For Finally, since Black English (also known in the literature as Ebonics or African American Vernacular English) is a popular topic for this assignment, I have uploaded a copy of Lisa Green’s important book African American English (2002) as a resource to the Canvas module as well. It is the best available resource on this topic.

You are required to bring a minimum of three sources into your paper. Lippi-Green’s book is mandatory and you should pick at least one other resource from our class reading and at least one other resource from the outside readings (either those I have provided or a suitable academic, peer-reviewed source that you find on your topic). You may use more than three total, of course, and doing so will improve the quality of your paper. This aspect of your grade will be based not only on the number of sources you utilize but how thoroughly the are integrated and how effectively you engage their concepts, claims, and ideas, so make sure to engage with their arguments and explore how they may or may not apply to your own data.

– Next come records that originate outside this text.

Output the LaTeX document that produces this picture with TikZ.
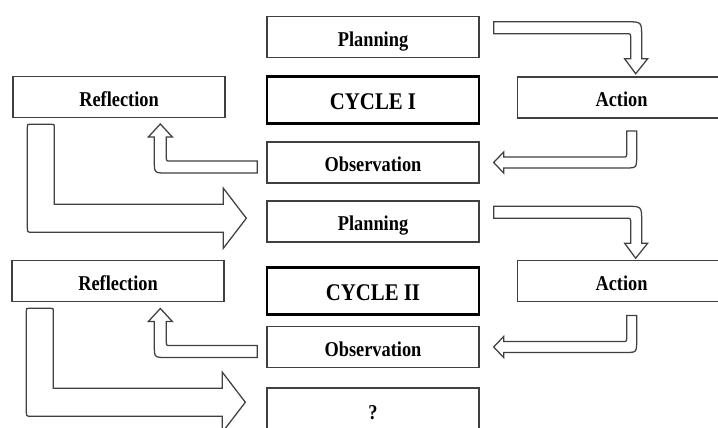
\documentclass[tikz,border=0pt]{standalone}
\usepackage{fontspec}
\setmainfont{Liberation Serif}
\newfontfamily\narrowfont{Liberation Serif}[FakeStretch=0.87]
\usepackage{xcolor}

\begin{document}
\begin{tikzpicture}[x=0.025cm, y=-0.025cm,
  box/.style={draw=black!75, line width=0.9pt, minimum width=5.3cm, minimum height=1.03cm, inner sep=0pt, text height=13pt, text depth=0pt, font={\narrowfont\bfseries\fontsize{15pt}{18pt}\selectfont}},
  cyc/.style={box, draw=black, line width=1.9pt, minimum height=1.17cm, font={\narrowfont\bfseries\fontsize{17pt}{20pt}\selectfont}},
  blk/.style={draw=black!75, line width=0.9pt, fill=white, line join=miter},
  plantoact/.pic={\draw[blk] (14,6) -- (147,6) .. controls (162,6) .. (162,21) -- (162,43) -- (168,43) -- (156,58) -- (145,43) -- (151,43) -- (151,22) .. controls (151,18) .. (147,18) -- (14,18) -- cycle;},
  acttoobs/.pic={\draw[blk] (147,-31.5) -- (157,-31.5) -- (157,-6.5) .. controls (157,5.5) .. (145,5.5) -- (24,5.5) -- (24,10.5) -- (14,0) -- (24,-10.5) -- (24,-5.5) -- (143,-5.5) .. controls (147,-5.5) .. (147,-9.5) -- cycle;},
  obstorefl/.pic={\draw[blk] (-9,-1.5) -- (-9,10.5) -- (-100,10.5) .. controls (-112,10.5) .. (-112,-1.5) -- (-112,-25.5) -- (-118,-25.5) -- (-106,-38.5) -- (-94,-25.5) -- (-100,-25.5) -- (-100,-5.5) .. controls (-100,-1.5) .. (-96,-1.5) -- cycle;},
  refltoplan/.pic={\draw[blk] (15,9) .. controls (15,6) .. (18,6) -- (39,6) .. controls (42,6) .. (42,9) -- (42,86) -- (211,86) -- (211,70) -- (234,100) -- (211,130) -- (211,114) -- (20,114) .. controls (15,114) .. (15,109) -- cycle;}
]
\useasboundingbox (0,0) rectangle (718,428);
\clip (0,0) rectangle (718,428);

% cycle I
\node[box] (plan1) at (373,37) {Planning};
\node[cyc] (cyc1) at (373,100) {CYCLE I};
\node[box] (obs1) at (373,162.5) {Observation};
\node[box] (refl1) at (119,97) {Reflection};
\node[box, minimum width=5.2cm] (act1) at (621.5,97.5) {Action};

\pic at (plan1.north east) {plantoact};
\pic at (obs1.east) {acttoobs};
\pic at (obs1.west) {obstorefl};
\pic at (refl1.south west) {refltoplan};

% cycle II
\node[box] (plan2) at (373,221.5) {Planning};
\node[cyc] (cyc2) at (373,291) {CYCLE II};
\node[box] (obs2) at (373,347) {Observation};
\node[box] (refl2) at (118,281) {Reflection};
\node[box, minimum width=5.2cm] (act2) at (621.5,281) {Action};
\node[box, minimum height=1.1cm] (next) at (373,410) {?};

\pic at (plan2.north east) {plantoact};
\pic at (obs2.east) {acttoobs};
\pic at (obs2.west) {obstorefl};
\pic at (refl2.south west) {refltoplan};
\end{tikzpicture}
\end{document}
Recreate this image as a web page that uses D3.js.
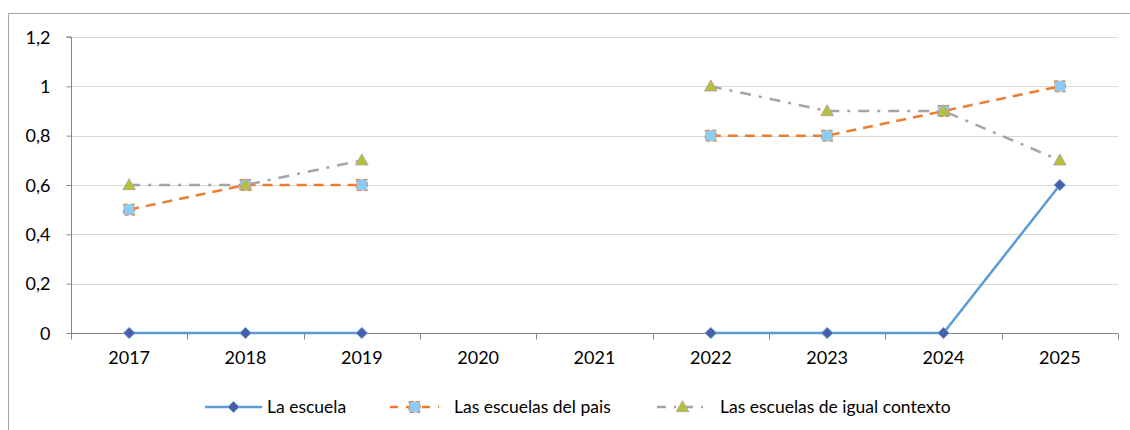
<!DOCTYPE html>
<html><head><meta charset="utf-8">
<script src="https://cdn.jsdelivr.net/npm/d3@7"></script>
<style>body{margin:0;background:#fff}svg{display:block}text{font-family:Lato,"Liberation Sans",sans-serif;fill:#000}</style>
</head><body>
<svg id="c" width="1130" height="430"></svg>
<script>
const years = ["2017","2018","2019","2020","2021","2022","2023","2024","2025"];
const escuela = [0,0,0,null,null,0,0,0,0.6];
const pais = [0.5,0.6,0.6,null,null,0.8,0.8,0.9,1.0];
const contexto = [0.6,0.6,0.7,null,null,1.0,0.9,0.9,0.7];
const yTicks = [0,0.2,0.4,0.6,0.8,1,1.2];
const seriesNames = ["La escuela","Las escuelas del pais","Las escuelas de igual contexto"];

const svg = d3.select("#c");
svg.append("rect").attr("x",8.5).attr("y",13.5).attr("width",1130).attr("height",430).attr("fill","none").attr("stroke","#a6a6a6");
const L=71, R=1118, T=37, B=333;
const x = d3.scaleBand().domain(years).range([L,R]);
const y = d3.scaleLinear().domain([0,1.2]).range([B,T]);
const fmt = v => String(v).replace(".",",");

svg.append("g").selectAll("line").data(yTicks.filter(v=>v>0)).join("line")
  .attr("x1",L).attr("x2",R).attr("y1",d=>Math.round(y(d))+0.5).attr("y2",d=>Math.round(y(d))+0.5)
  .attr("stroke","#d9d9d9").attr("stroke-width",1);

const yAx = svg.append("g").attr("transform",`translate(${L+0.5},0)`)
  .call(d3.axisLeft(y).tickValues(yTicks).tickFormat(fmt).tickSize(5).tickPadding(16));
yAx.select(".domain").attr("stroke","#868686").attr("d",`M-5,${T}H0V${B}`);
yAx.selectAll(".tick line").attr("stroke","#868686");
yAx.selectAll("text").attr("font-size",18).attr("dy","0.35em").style("font-family","Lato,'Liberation Sans',sans-serif");

const xAx = svg.append("g").attr("transform",`translate(0,${B+0.5})`);
xAx.append("line").attr("x1",L).attr("x2",R).attr("stroke","#868686");
xAx.selectAll("line.t").data(d3.range(years.length+1)).join("line")
  .attr("x1",i=>Math.round(L+i*x.step())+0.5).attr("x2",i=>Math.round(L+i*x.step())+0.5)
  .attr("y1",0).attr("y2",6).attr("stroke","#868686");
xAx.selectAll("text").data(years).join("text")
  .attr("x",d=>x(d)+x.bandwidth()/2).attr("y",30).attr("text-anchor","middle")
  .attr("font-size",18).text(d=>d);

const cx = i => x(years[i])+x.bandwidth()/2;
const line = d3.line().defined(d=>d!==null).x((d,i)=>cx(i)).y(d=>y(d));

const styles = [
  {data:escuela,stroke:"#5b9bd5",dash:null,w:2.5},
  {data:pais,stroke:"#ed7d31",dash:"10,7",w:2.5},
  {data:contexto,stroke:"#a5a5a5",dash:"11,8,3,8",w:2.5}
];
styles.forEach(s=>{
  svg.append("path").datum(s.data).attr("d",line).attr("fill","none")
    .attr("stroke",s.stroke).attr("stroke-width",s.w).attr("stroke-dasharray",s.dash);
});

function marker(sel,k,px,py){
  if(k===0){
    sel.append("path").attr("d",d3.symbol(d3.symbolDiamond2,80)()).attr("transform",`translate(${px},${py})`)
      .attr("fill","#4a5da8").attr("stroke","#5b9bd5").attr("stroke-width",1);
  } else if(k===1){
    sel.append("rect").attr("x",px-5.5).attr("y",py-5.5).attr("width",11).attr("height",11)
      .attr("fill","#8ecbf2").attr("stroke","#ed7d31").attr("stroke-width",1).attr("stroke-dasharray","4,3");
  } else {
    sel.append("path").attr("d",d3.symbol(d3.symbolTriangle,70)()).attr("transform",`translate(${px},${py+1})`)
      .attr("fill","#b8bf38").attr("stroke","#a5a5a5").attr("stroke-width",0.8);
  }
}
[escuela,pais,contexto].forEach((arr,k)=>{
  const mg = svg.append("g");
  arr.forEach((v,i)=>{ if(v!==null) marker(mg,k,cx(i),y(v)); });
});

// legend
const legX = [205,390,657];
const legX1 = [262,439,708];
const legTX = [267,454,720];
const ly = 407;
seriesNames.forEach((n,k)=>{
  const lg = svg.append("g");
  const x0 = legX[k], x1 = legX1[k];
  lg.append("line").attr("x1",x0).attr("x2",x1).attr("y1",ly).attr("y2",ly)
    .attr("stroke",styles[k].stroke).attr("stroke-width",2.5).attr("stroke-dasharray",k===0?null:(k===1?"8,8":"9,8,2,8"));
  marker(lg,k,(x0+x1)/2,ly);
  lg.append("text").attr("x",legTX[k]).attr("y",ly+6).attr("font-size",17.5).text(n);
});
</script>
</body></html>
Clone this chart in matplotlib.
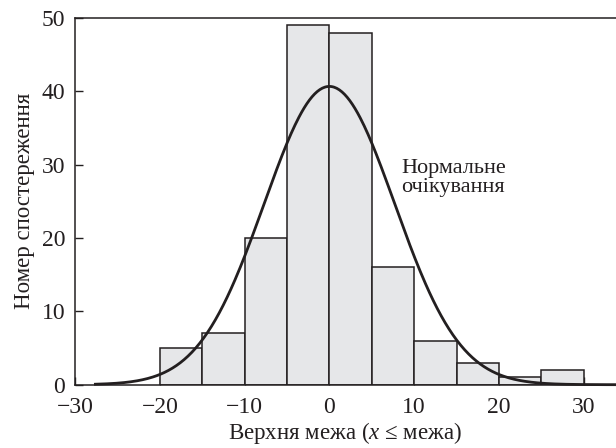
import numpy as np
import matplotlib
matplotlib.use("Agg")
from matplotlib import pyplot as plt

# histogram data
bin_edges = [-20, -15, -10, -5, 0, 5, 10, 15, 20, 25, 30]
counts = [5, 7, 20, 49, 48, 16, 6, 3, 1, 2]

# normal expectation curve parameters
curve_mean = 0.0
curve_sigma = 7.7
curve_start, curve_end = -27.6, 33.8

x_ticks = [-30, -20, -10, 0, 10, 20, 30]
y_ticks = [0, 10, 20, 30, 40, 50]

plt.rcParams['font.family'] = ['Liberation Serif', 'DejaVu Serif']
plt.rcParams['mathtext.fontset'] = 'custom'
plt.rcParams['mathtext.rm'] = 'Liberation Serif'
plt.rcParams['mathtext.it'] = 'Liberation Serif:italic'

ink = '#231f20'

fig = plt.figure(figsize=(6.16, 4.48), dpi=100)
ax = fig.add_axes([0.1218, 0.1413, 0.8782, 0.8185])

# bars
widths = np.diff(bin_edges)
ax.bar(bin_edges[:-1], counts, width=widths, align='edge',
       color='#e6e7e9', edgecolor=ink, linewidth=1.1, zorder=2)

# normal curve scaled to the histogram
n_total = sum(counts)
bw = widths[0]
xs = np.linspace(curve_start, curve_end, 400)
ys = n_total * bw / (curve_sigma * np.sqrt(2 * np.pi)) * np.exp(-(xs - curve_mean) ** 2 / (2 * curve_sigma ** 2))
ax.plot(xs, ys, color=ink, linewidth=2.0, zorder=3, clip_on=False)

ax.text(8.5, 28.2, 'Нормальне\nочікування', fontsize=16, color=ink,
        ha='left', va='center', linespacing=1.0)

ax.set_xlim(-30, 33.8)
ax.set_ylim(0, 50)
ax.set_xticks(x_ticks)
ax.set_yticks(y_ticks)
ax.tick_params(direction='in', length=6, width=1, colors=ink, labelsize=17)
ax.tick_params(axis='x', pad=9)
ax.tick_params(axis='y', pad=7)
ax.spines['right'].set_visible(False)
for s in ['left', 'top', 'bottom']:
    ax.spines[s].set_linewidth(1.1)
    ax.spines[s].set_color(ink)

ax.set_xlabel('Верхня межа ($x$ ≤ межа)', fontsize=16.5, color=ink, labelpad=1)
ax.set_ylabel('Номер спостереження', fontsize=16.5, color=ink, labelpad=5)

fig.savefig('out.png', dpi=100)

Your paper should typed, double-spaced using 12 point font and submitted to Canvas either in Microsoft Word or as a PDF. You may use any citation system (MLA, Chicago, APA, etc) but please choose a system and use it consistently in your paper. If you are unfamiliar with any citation system, please consult the Internet. The paper should be a minimum of 1200 words long. You may exceed the length requirement without penalty and with potential reward.